• [What the task asks]: From the first line of the entries below through the line bearing "(le) at (657,265)", write out each line exactly. Omit pictures.

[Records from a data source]
----------

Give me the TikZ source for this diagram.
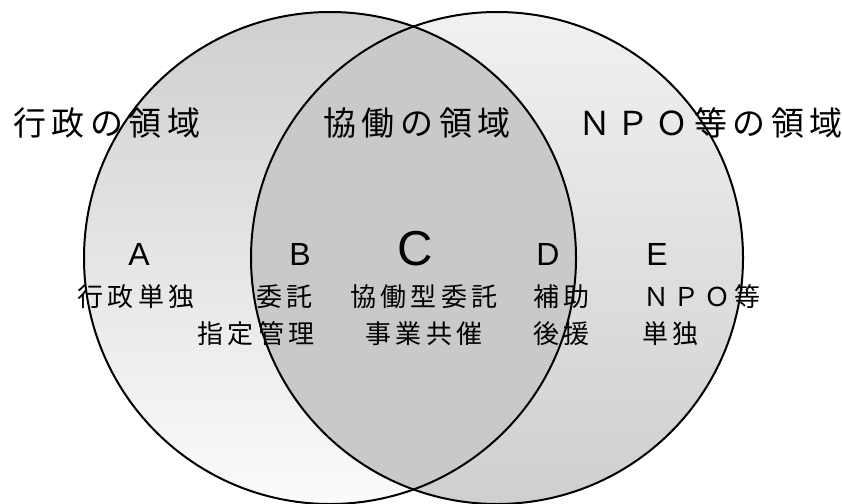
\documentclass[tikz,border=0pt]{standalone}
\usepackage{fontspec}
\usepackage{tikz}
\usetikzlibrary{positioning, calc}
\newfontfamily\gothic[LetterSpace=17]{Noto Sans CJK JP}
\newfontfamily\gothicabc{Liberation Sans}
\definecolor{areadark}{RGB}{200, 201, 203}
\definecolor{arealight}{RGB}{251, 251, 251}
\definecolor{areamid}{RGB}{206, 207, 209}

\begin{document}
\begin{tikzpicture}[x=1pt, y=-1pt,
    region/.style={circle, minimum size=492pt, inner sep=0pt},
    outline/.style={draw=black, line width=2pt},
    title/.style={inner sep=0pt, anchor=base west, font=\gothic\fontsize{33}{33}\selectfont},
    letter/.style={inner sep=0pt, anchor=base, font=\gothicabc\fontsize{32}{32}\selectfont},
    item/.style={inner sep=0pt, font=\gothic\fontsize{26}{26}\selectfont}
]
\useasboundingbox (0,0) rectangle (842,503);

% two regions
\node[region, top color=areamid, bottom color=arealight] (gov) at (330,258) {};
\node[region, top color=arealight!96!black, bottom color=areamid] (npo) at (497,258) {};
\begin{scope}
  \clip (gov.center) circle (246pt);
  \fill[areadark] (npo.center) circle (246pt);
\end{scope}
\draw[outline] (gov.center) circle (246pt);
\draw[outline] (npo.center) circle (246pt);

% titles
\node[title] (tgov) at (13,135) {行政の領域};
\node[title] (tcoop) at (323,135) {協働の領域};
\node[title] (tnpo) at (578,135) {ＮＰＯ等の領域};

% letters
\node[letter] (la) at (139,265) {A};
\node[letter] (lb) at (300,265) {B};
\node[letter, font=\gothicabc\fontsize{49}{49}\selectfont] (lc) at (415,265) {C};
\node[letter] (ld) at (548,265) {D};
\node[letter] (le) at (657,265) {E};

% items
\node[item, anchor=base west] (ia1) at (77,306) {行政単独};
\node[item, anchor=base east] (ib1) at (313,306) {委託};
\node[item, anchor=base east] (ib2) at (315,343) {指定管理};
\node[item, anchor=base] (ic1) at (424,306) {協働型委託};
\node[item, anchor=base] (ic2) at (424,343) {事業共催};
\node[item, anchor=base west] (id1) at (533,306) {補助};
\node[item, anchor=base west] (id2) at (533,343) {後援};
\node[item, anchor=base west] (ie1) at (643,306) {ＮＰＯ等};
\node[item, anchor=base west] (ie2) at (642,343) {単独};
\end{tikzpicture}
\end{document}
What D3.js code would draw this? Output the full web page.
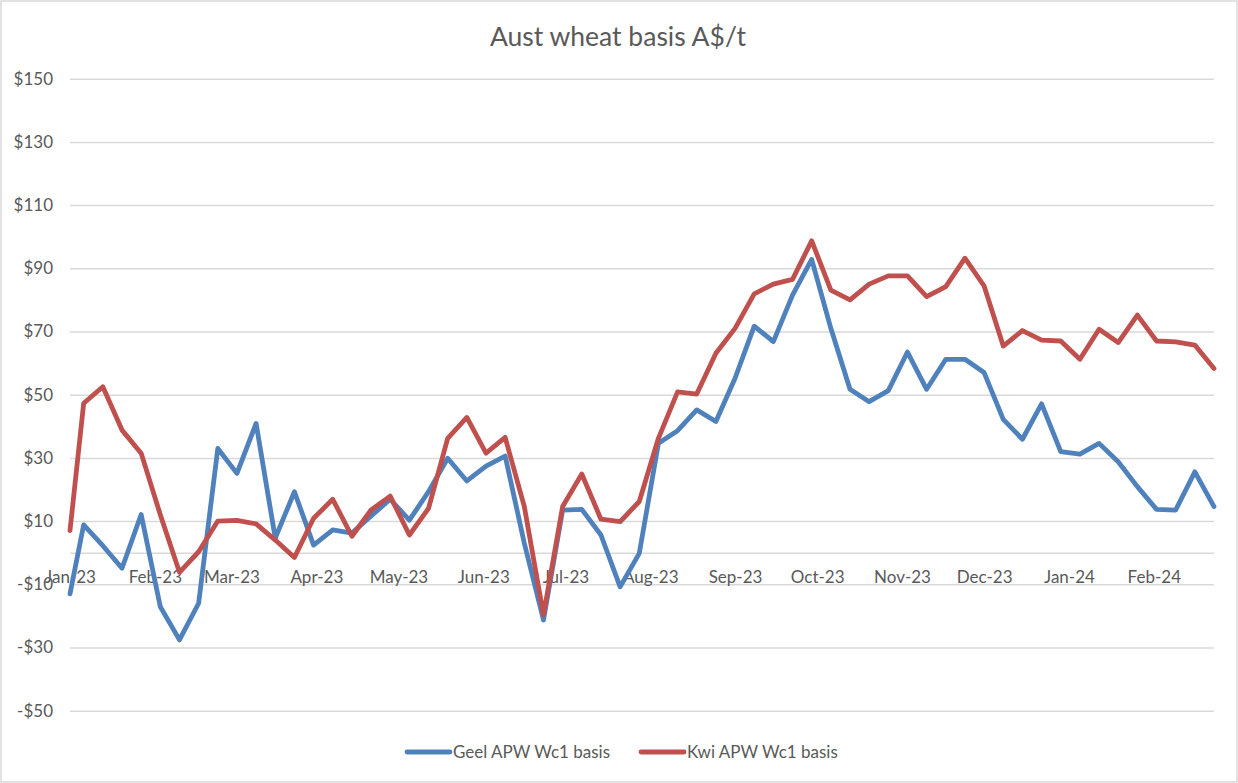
<!DOCTYPE html>
<meta charset="utf-8">
<script src="https://d3js.org/d3.v7.min.js"></script>
<style>
  body { margin: 0; background: #fff; }
  text { font-family: Lato, "Open Sans", sans-serif; fill: #595959; }
</style>
<div id="chart"></div>
<script>

// weekly observations (first point is the axis start)
var dates = ["2023-01-01",
  "2023-01-06","2023-01-13","2023-01-20","2023-01-27","2023-02-03","2023-02-10","2023-02-17","2023-02-24",
  "2023-03-03","2023-03-10","2023-03-17","2023-03-24","2023-03-31","2023-04-07","2023-04-14","2023-04-21",
  "2023-04-28","2023-05-05","2023-05-12","2023-05-19","2023-05-26","2023-06-02","2023-06-09","2023-06-16",
  "2023-06-23","2023-06-30","2023-07-07","2023-07-14","2023-07-21","2023-07-28","2023-08-04","2023-08-11",
  "2023-08-18","2023-08-25","2023-09-01","2023-09-08","2023-09-15","2023-09-22","2023-09-29","2023-10-06",
  "2023-10-13","2023-10-20","2023-10-27","2023-11-03","2023-11-10","2023-11-17","2023-11-24","2023-12-01",
  "2023-12-08","2023-12-15","2023-12-22","2023-12-29","2024-01-05","2024-01-12","2024-01-19","2024-01-26",
  "2024-02-02","2024-02-09","2024-02-16","2024-02-23"];

var geel = [-13, 8.8, 2.2, -4.9, 12.1, -17.1, -27.6, -16, 33, 25.1, 40.9, 4.6, 19.3, 2.4, 7.2, 6.2,
  11.6, 16.9, 10.3, 19.3, 29.9, 22.7, 27.4, 30.6, 3, -21.3, 13.5, 13.7, 5.6, -10.8, -0.2,
  34.6, 38.6, 45.2, 41.5, 55.2, 71.7, 66.8, 81.5, 92.8, 71, 51.7, 47.8, 51.3, 63.5, 51.7,
  61.2, 61.2, 57, 42.2, 35.9, 47.1, 32, 31.2, 34.6, 28.8, 20.9, 13.7, 13.5, 25.6, 14.6];

var kwi = [7, 47.3, 52.5, 38.8, 31.5, 12, -6.2, 0.3, 10, 10.2, 9.1, 4, -1.5, 10.9, 16.9, 5.2,
  13.5, 17.9, 5.6, 14, 36.2, 42.8, 31.5, 36.5, 14.6, -19.7, 14.6, 24.9, 10.6, 9.8, 16.2,
  36.2, 50.9, 50.2, 63.1, 71, 81.9, 85, 86.5, 98.7, 83.1, 80, 85, 87.6, 87.6, 81,
  84.2, 93.2, 84.4, 65.4, 70.3, 67.3, 67, 61.2, 70.7, 66.5, 75.2, 67, 66.7, 65.7, 58.3];

var monthTicks = ["2023-01-01","2023-02-01","2023-03-01","2023-04-01","2023-05-01","2023-06-01",
  "2023-07-01","2023-08-01","2023-09-01","2023-10-01","2023-11-01","2023-12-01","2024-01-01","2024-02-01"];

var yTicks = [-50, -30, -10, 10, 30, 50, 70, 90, 110, 130, 150];

var seriesNames = ["Geel APW Wc1 basis", "Kwi APW Wc1 basis"];
var seriesColors = ["#4f81bd", "#c0504d"];

var W = 1238, H = 783;
var margin = {top: 78.7, right: 24, bottom: 72.3, left: 70};

var parse = d3.timeParse("%Y-%m-%d");
var fmtMonth = d3.timeFormat("%b-%y");

var svg = d3.select("#chart").append("svg")
    .attr("width", W)
    .attr("height", H);

svg.append("rect")
    .attr("x", 1).attr("y", 1)
    .attr("width", W - 2).attr("height", H - 2)
    .attr("fill", "#fff")
    .attr("stroke", "#d9d9d9")
    .attr("stroke-width", 1.5);

var x = d3.scaleTime()
    .domain([parse(dates[0]), parse(dates[dates.length - 1])])
    .range([margin.left, W - margin.right]);

var y = d3.scaleLinear()
    .domain([-50, 150])
    .range([H - margin.bottom, margin.top]);

// horizontal gridlines
var yAxis = svg.append("g")
    .attr("transform", "translate(" + margin.left + ",0)")
    .call(d3.axisLeft(y)
        .tickValues(yTicks)
        .tickSize(-(W - margin.left - margin.right))
        .tickPadding(17)
        .tickFormat(function(d) { return (d < 0 ? "-$" : "$") + Math.abs(d); }));
yAxis.select(".domain").remove();
yAxis.selectAll(".tick line").attr("stroke", "#d9d9d9").attr("stroke-width", 1.5);
yAxis.selectAll(".tick text")
    .style("font-size", "17px")
    .attr("fill", "#595959");

// category axis at zero
var xAxis = svg.append("g")
    .attr("transform", "translate(0," + y(0) + ")")
    .call(d3.axisBottom(x)
        .tickValues(monthTicks.map(parse))
        .tickSize(0)
        .tickPadding(18)
        .tickFormat(fmtMonth));
xAxis.select(".domain")
    .attr("stroke", "#d9d9d9")
    .attr("stroke-width", 1.5);
xAxis.selectAll(".tick text")
    .style("font-size", "17px")
    .attr("fill", "#595959");

// lines
var line = d3.line()
    .x(function(d, i) { return x(parse(dates[i])); })
    .y(function(d) { return y(d); });

[geel, kwi].forEach(function(s, i) {
    svg.append("path")
        .datum(s)
        .attr("fill", "none")
        .attr("stroke", seriesColors[i])
        .attr("stroke-width", 4.8)
        .attr("stroke-linejoin", "round")
        .attr("stroke-linecap", "round")
        .attr("d", line);
});

// title
svg.append("text")
    .attr("x", 618)
    .attr("y", 46)
    .attr("text-anchor", "middle")
    .style("font-size", "26.5px")
    .text("Aust wheat basis A$/t");

// legend
var legendX = [407, 641];
seriesNames.forEach(function(name, i) {
    var g = svg.append("g").attr("transform", "translate(" + legendX[i] + ",752)");
    g.append("line")
        .attr("x1", 0).attr("x2", 43)
        .attr("stroke", seriesColors[i])
        .attr("stroke-width", 4.8)
        .attr("stroke-linecap", "round");
    g.append("text")
        .attr("x", 46)
        .attr("dy", "0.35em")
        .style("font-size", "17px")
        .text(name);
});

</script>
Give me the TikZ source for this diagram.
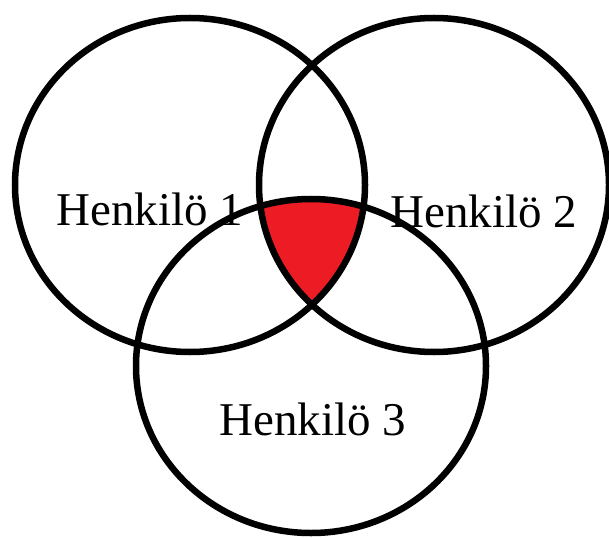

----------

• [Exercise answer]:
Give me the TikZ source for this diagram.
\documentclass[tikz,border=0pt]{standalone}
\usepackage{fontspec}
\usepackage{tikz}
\usetikzlibrary{positioning, calc}
\newfontfamily\gothic[LetterSpace=17]{Noto Sans CJK JP}
\newfontfamily\gothicabc{Liberation Sans}
\definecolor{areadark}{RGB}{200, 201, 203}
\definecolor{arealight}{RGB}{251, 251, 251}
\definecolor{areamid}{RGB}{206, 207, 209}

\begin{document}
\begin{tikzpicture}[x=1pt, y=-1pt,
    region/.style={circle, minimum size=492pt, inner sep=0pt},
    outline/.style={draw=black, line width=2pt},
    title/.style={inner sep=0pt, anchor=base west, font=\gothic\fontsize{33}{33}\selectfont},
    letter/.style={inner sep=0pt, anchor=base, font=\gothicabc\fontsize{32}{32}\selectfont},
    item/.style={inner sep=0pt, font=\gothic\fontsize{26}{26}\selectfont}
]
\useasboundingbox (0,0) rectangle (842,503);

% two regions
\node[region, top color=areamid, bottom color=arealight] (gov) at (330,258) {};
\node[region, top color=arealight!96!black, bottom color=areamid] (npo) at (497,258) {};
\begin{scope}
  \clip (gov.center) circle (246pt);
  \fill[areadark] (npo.center) circle (246pt);
\end{scope}
\draw[outline] (gov.center) circle (246pt);
\draw[outline] (npo.center) circle (246pt);

% titles
\node[title] (tgov) at (13,135) {行政の領域};
\node[title] (tcoop) at (323,135) {協働の領域};
\node[title] (tnpo) at (578,135) {ＮＰＯ等の領域};

% letters
\node[letter] (la) at (139,265) {A};
\node[letter] (lb) at (300,265) {B};
\node[letter, font=\gothicabc\fontsize{49}{49}\selectfont] (lc) at (415,265) {C};
\node[letter] (ld) at (548,265) {D};
\node[letter] (le) at (657,265) {E};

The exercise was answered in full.